Rightsholders (artists, labels, publishers)
Copyrights, permissions, illegal sharing, stealing, royalties, negligible royalties, transfer of wealth, ad-supported sharing, free-loading, livable wages, the necessity of labels and publishers as investors, etc..
Like groundhog day, the debate keeps reoccurring. However summer came and went sometime in 2011.
Convenience is going to kill off file sharing; it’s the only thing that ever could. In a few short years, downloading MP3s will seem so yesterday; like a heavy task that only meatheads do.
Meanwhile, the web is already ‘broken’. Depending on which web we’re talking about: the world-wide-web-of-China, Facebook, iOS apps, Android apps, or the so-called “open” web – which is only compatible with certain browsers…supporting Flash or not?

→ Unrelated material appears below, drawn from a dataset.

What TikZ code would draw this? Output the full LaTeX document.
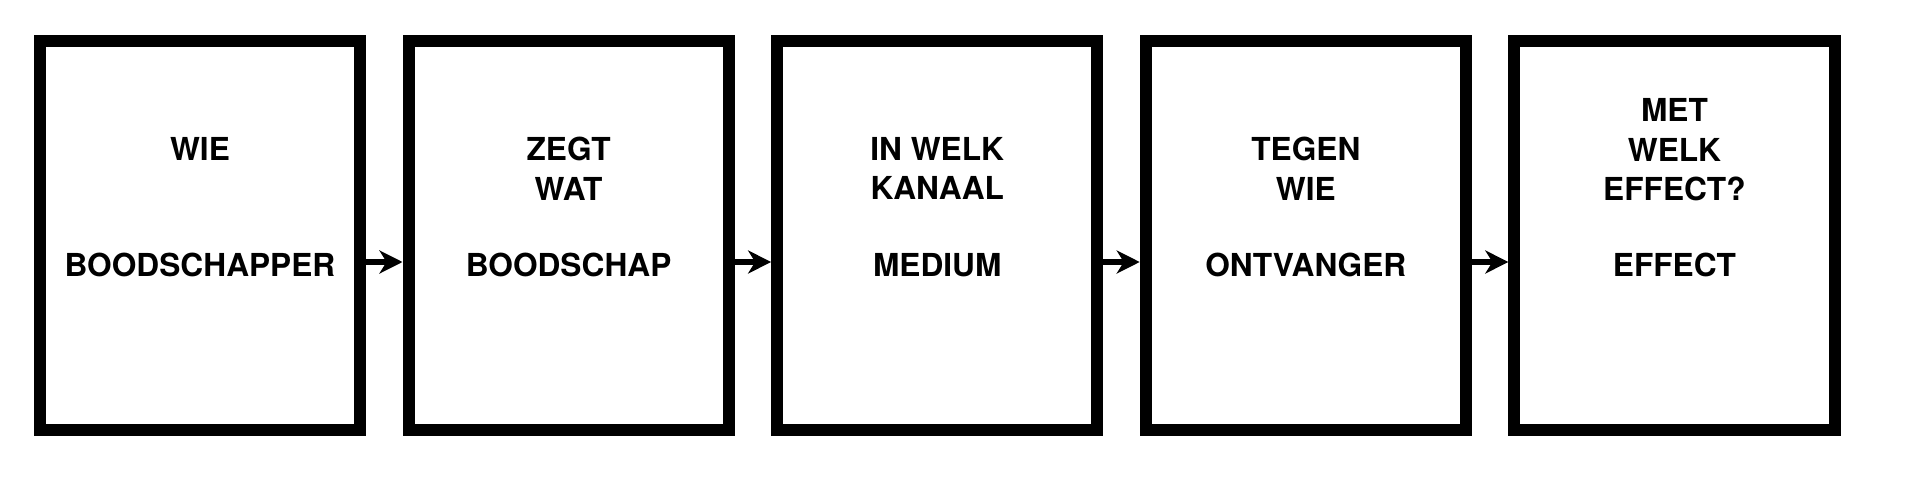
\documentclass[tikz,border=0pt]{standalone}
\usepackage{fontspec}
\setmainfont{TeX Gyre Heros}
\usetikzlibrary{positioning,arrows.meta}

\tikzset{
	card/.style={draw, line width=0.12cm, minimum width=3.2cm, minimum height=3.896cm, inner sep=0pt},
	ask/.style={font=\fontsize{9}{11.18}\selectfont\bfseries, align=center, inner sep=0pt, anchor=north},
	role/.style={font=\fontsize{9}{11.18}\selectfont\bfseries, inner sep=0pt, anchor=base},
	flow/.style={line width=0.055cm, -{Stealth[length=0.23cm, width=0.23cm, inset=0.07cm]}}
}

\begin{document}
\begin{tikzpicture}[x=0.01cm, y=-0.01cm]
	\useasboundingbox (0,0) rectangle (1920,486);

	\node[card] (b1) at (200,235.5) {};
	\node[card, right=0.364cm of b1] (b2) {};
	\node[card, right=0.364cm of b2] (b3) {};
	\node[card, right=0.364cm of b3] (b4) {};
	\node[card, right=0.364cm of b4] (b5) {};

	\node[ask] (q1) at ([yshift=0.988cm]b1.center) {WIE};
	\node[ask] (q2) at ([yshift=0.988cm]b2.center) {ZEGT\\WAT};
	\node[ask] (q3) at ([yshift=0.988cm]b3.center) {IN WELK\\KANAAL};
	\node[ask] (q4) at ([yshift=0.988cm]b4.center) {TEGEN\\WIE};
	\node[ask] (q5) at ([yshift=1.372cm]b5.center) {MET\\WELK\\EFFECT?};

	\node[role] (r1) at ([yshift=-0.412cm]b1.center) {BOODSCHAPPER};
	\node[role] (r2) at ([yshift=-0.412cm]b2.center) {BOODSCHAP};
	\node[role] (r3) at ([yshift=-0.412cm]b3.center) {MEDIUM};
	\node[role] (r4) at ([yshift=-0.412cm]b4.center) {ONTVANGER};
	\node[role] (r5) at ([yshift=-0.412cm]b5.center) {EFFECT};

	\foreach \a/\b in {b1/b2, b2/b3, b3/b4, b4/b5}
		\draw[flow] ([yshift=-0.265cm]\a.east) -- ([yshift=-0.265cm]\b.west);
\end{tikzpicture}
\end{document}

And then there’s the private Comcast Internet, the Verizon Internet (think tiered access, throttling, and preference-based-billing), and eventually every major religion will have an ‘internet’.
If you ask me, ending file sharing versus saving the 'open' Internet is a so-yesterday argument. Unfortunately or fortunately (depending on your view of the world), the marketplace is obsoleting the debate.

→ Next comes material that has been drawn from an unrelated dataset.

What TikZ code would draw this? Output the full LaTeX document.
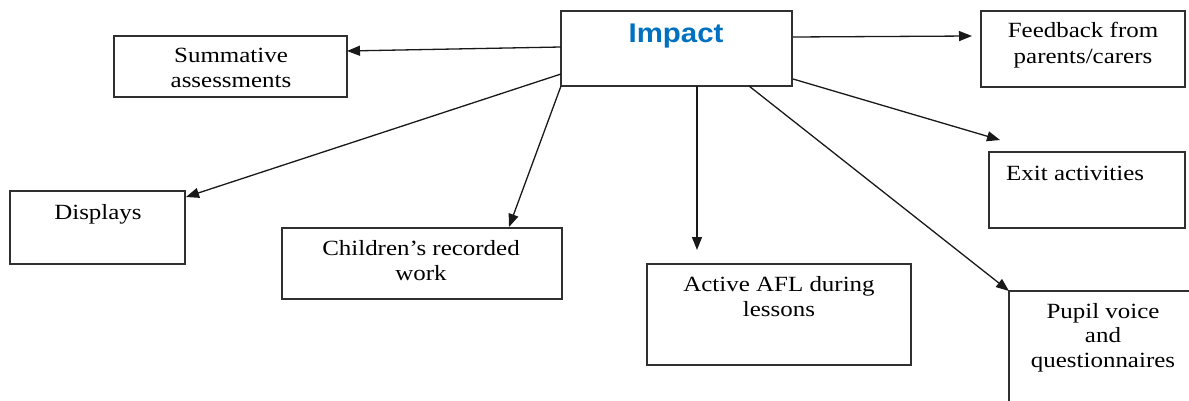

Artists, labels and rightsholders, tell the nerds the Internet is already broken. The web is balkanizing around huge ecosystems run by giant companies and paranoid governments. Meanwhile techies might want to suggest to artists that they should stop hunting file-sharing-dinosaurs; extinction is coming.

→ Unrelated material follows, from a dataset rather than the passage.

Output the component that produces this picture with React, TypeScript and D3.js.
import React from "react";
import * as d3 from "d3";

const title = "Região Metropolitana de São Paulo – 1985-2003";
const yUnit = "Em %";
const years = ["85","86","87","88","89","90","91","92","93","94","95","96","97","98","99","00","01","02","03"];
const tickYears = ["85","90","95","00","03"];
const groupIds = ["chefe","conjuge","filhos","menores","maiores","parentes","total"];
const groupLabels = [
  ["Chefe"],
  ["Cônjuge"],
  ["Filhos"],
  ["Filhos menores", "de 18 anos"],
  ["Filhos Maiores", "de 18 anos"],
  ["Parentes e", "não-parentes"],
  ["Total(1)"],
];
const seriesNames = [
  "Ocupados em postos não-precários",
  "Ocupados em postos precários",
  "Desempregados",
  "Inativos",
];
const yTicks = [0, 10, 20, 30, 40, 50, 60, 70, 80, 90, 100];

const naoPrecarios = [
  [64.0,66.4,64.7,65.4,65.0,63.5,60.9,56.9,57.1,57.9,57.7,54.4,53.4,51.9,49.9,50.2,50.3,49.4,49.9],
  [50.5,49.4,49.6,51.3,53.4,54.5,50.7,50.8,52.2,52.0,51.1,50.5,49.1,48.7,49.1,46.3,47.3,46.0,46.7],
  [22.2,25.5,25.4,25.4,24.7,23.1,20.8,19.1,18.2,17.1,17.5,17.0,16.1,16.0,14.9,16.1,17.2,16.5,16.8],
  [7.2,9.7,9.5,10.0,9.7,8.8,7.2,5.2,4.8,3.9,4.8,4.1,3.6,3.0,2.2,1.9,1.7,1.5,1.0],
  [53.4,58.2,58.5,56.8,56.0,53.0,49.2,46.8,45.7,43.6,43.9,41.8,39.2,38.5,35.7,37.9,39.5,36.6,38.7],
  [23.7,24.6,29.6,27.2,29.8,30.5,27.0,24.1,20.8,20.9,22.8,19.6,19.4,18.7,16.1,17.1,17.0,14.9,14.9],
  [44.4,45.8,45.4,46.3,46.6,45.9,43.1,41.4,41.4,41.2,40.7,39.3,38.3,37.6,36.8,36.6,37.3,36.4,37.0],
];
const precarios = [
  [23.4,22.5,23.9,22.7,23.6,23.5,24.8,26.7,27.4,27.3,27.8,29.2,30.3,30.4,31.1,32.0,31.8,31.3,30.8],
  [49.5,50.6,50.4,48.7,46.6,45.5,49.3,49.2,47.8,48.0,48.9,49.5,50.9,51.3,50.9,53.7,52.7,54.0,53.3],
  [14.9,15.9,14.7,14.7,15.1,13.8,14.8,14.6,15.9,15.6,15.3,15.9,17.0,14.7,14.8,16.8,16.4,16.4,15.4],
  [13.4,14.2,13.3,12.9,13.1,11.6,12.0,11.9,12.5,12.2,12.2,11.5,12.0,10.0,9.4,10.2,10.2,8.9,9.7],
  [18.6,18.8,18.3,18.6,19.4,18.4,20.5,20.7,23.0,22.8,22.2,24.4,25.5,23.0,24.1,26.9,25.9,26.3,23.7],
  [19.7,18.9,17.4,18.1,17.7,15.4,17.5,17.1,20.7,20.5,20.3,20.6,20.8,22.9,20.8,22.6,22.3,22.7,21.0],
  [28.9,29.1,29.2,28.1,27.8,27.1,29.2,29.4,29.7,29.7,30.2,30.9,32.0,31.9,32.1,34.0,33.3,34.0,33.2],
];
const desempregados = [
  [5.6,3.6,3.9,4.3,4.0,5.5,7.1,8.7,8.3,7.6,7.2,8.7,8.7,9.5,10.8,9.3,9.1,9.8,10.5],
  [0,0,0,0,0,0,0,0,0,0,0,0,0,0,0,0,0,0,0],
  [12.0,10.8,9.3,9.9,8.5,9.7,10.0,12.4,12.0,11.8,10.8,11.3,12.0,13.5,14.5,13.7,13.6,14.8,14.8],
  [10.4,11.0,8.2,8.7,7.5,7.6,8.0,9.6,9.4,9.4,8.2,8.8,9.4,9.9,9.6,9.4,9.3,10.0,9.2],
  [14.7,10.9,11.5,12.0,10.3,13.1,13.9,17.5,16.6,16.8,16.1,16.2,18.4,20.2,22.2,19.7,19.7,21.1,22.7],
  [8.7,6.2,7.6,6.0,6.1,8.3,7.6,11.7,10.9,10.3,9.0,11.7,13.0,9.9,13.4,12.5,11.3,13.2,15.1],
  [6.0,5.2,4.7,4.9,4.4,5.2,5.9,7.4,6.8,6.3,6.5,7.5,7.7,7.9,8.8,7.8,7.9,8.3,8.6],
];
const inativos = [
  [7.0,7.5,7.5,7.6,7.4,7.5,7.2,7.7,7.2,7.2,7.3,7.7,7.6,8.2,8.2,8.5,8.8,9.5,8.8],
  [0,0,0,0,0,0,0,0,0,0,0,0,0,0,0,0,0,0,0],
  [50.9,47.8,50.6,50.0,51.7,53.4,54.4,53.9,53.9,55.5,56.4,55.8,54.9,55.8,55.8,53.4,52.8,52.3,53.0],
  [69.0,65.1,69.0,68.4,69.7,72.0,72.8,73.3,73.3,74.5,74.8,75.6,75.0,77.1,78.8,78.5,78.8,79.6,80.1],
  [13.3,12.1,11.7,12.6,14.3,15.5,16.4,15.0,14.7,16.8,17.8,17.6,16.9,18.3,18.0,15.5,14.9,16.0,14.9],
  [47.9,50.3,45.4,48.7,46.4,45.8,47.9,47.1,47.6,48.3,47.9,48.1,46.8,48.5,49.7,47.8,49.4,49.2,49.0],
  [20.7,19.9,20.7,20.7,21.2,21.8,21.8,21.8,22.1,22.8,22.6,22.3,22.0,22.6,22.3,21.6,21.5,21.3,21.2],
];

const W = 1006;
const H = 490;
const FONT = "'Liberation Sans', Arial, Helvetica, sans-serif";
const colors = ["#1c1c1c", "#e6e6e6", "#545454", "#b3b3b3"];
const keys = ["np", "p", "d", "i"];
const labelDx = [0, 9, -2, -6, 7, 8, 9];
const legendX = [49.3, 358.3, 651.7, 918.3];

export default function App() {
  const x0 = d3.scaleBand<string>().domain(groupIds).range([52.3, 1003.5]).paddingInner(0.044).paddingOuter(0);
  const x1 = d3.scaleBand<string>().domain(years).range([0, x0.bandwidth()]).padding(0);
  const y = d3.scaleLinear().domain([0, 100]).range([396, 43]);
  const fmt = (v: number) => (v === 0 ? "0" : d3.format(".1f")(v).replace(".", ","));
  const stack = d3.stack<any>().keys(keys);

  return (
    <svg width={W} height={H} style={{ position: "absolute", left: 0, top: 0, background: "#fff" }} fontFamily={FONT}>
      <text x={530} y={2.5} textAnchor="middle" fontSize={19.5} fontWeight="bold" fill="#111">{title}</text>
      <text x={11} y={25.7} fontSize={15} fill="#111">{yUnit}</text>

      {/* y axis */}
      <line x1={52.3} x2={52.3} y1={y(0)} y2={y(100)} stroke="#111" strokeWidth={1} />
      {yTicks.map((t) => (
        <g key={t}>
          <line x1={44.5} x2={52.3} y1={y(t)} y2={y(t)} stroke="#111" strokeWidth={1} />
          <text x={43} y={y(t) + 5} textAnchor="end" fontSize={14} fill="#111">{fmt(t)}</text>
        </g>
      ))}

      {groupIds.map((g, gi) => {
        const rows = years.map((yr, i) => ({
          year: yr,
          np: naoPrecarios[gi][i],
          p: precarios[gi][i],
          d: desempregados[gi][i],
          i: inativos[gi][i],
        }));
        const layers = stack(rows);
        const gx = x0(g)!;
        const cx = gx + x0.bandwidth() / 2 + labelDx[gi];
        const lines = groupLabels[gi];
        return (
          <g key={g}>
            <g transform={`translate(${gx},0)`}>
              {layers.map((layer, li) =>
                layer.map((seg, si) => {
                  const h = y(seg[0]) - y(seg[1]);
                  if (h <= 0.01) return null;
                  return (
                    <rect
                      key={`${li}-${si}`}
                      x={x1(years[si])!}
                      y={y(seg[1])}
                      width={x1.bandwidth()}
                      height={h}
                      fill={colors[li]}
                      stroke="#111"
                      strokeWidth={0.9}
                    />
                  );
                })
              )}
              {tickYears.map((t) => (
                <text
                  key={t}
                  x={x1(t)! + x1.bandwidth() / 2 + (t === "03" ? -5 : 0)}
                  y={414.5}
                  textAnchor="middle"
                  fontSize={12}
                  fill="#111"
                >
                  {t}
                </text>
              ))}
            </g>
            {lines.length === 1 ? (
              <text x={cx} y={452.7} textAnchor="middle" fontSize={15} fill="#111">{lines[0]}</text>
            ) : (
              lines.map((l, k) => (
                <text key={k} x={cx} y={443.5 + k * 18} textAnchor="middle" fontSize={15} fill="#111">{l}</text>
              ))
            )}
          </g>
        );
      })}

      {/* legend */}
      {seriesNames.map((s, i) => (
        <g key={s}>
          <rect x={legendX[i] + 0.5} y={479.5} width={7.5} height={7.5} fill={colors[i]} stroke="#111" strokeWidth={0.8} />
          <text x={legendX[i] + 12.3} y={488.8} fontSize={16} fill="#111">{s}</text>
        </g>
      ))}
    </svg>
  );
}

Music attracts and sells things that are far more profitable than…music. From advertising to electronics to cloud computing services, the presence of your brand, images, lyrics, songs and soft endorsements generates far more traffic, goodwill and profit for the Apple's and the Google's of the world than your music revenue does.
In the not-so-distant future, if creators and rightsholders (versus Internet Corporation X) want to fully profit from the exploitation of their brands, likenesses and works, my advice is:
- Stay out of the file sharing rat hole.
- Collective licensing seems like a great idea. Obtaining cash and equity in exchange for blanket licenses is something the larger labels have turned into a profitable art form.
- Ignore the “break the Internet” arguments and continue to expect and demand the capacity to withdraw or withhold your stream of stuff from sites and services that don’t pay.
- Why are you paying for distribution? Without your music their products are simply narrow and boring.
- Why are you paying for distribution? This is backwards. Perhaps it’s time to consider disconnecting your works from the anonymous ‘long tail’ that costs more to distribute than it generates in revenue.
- Don’t buy the crippling royalty rates story the next time around. There are companies that sell other highly-profitable stuff that will gladly stream music.
The list above are just some of the things that seem more important than worrying about the kids that are filling their hard drives with soon-to-be-deleted MP3s.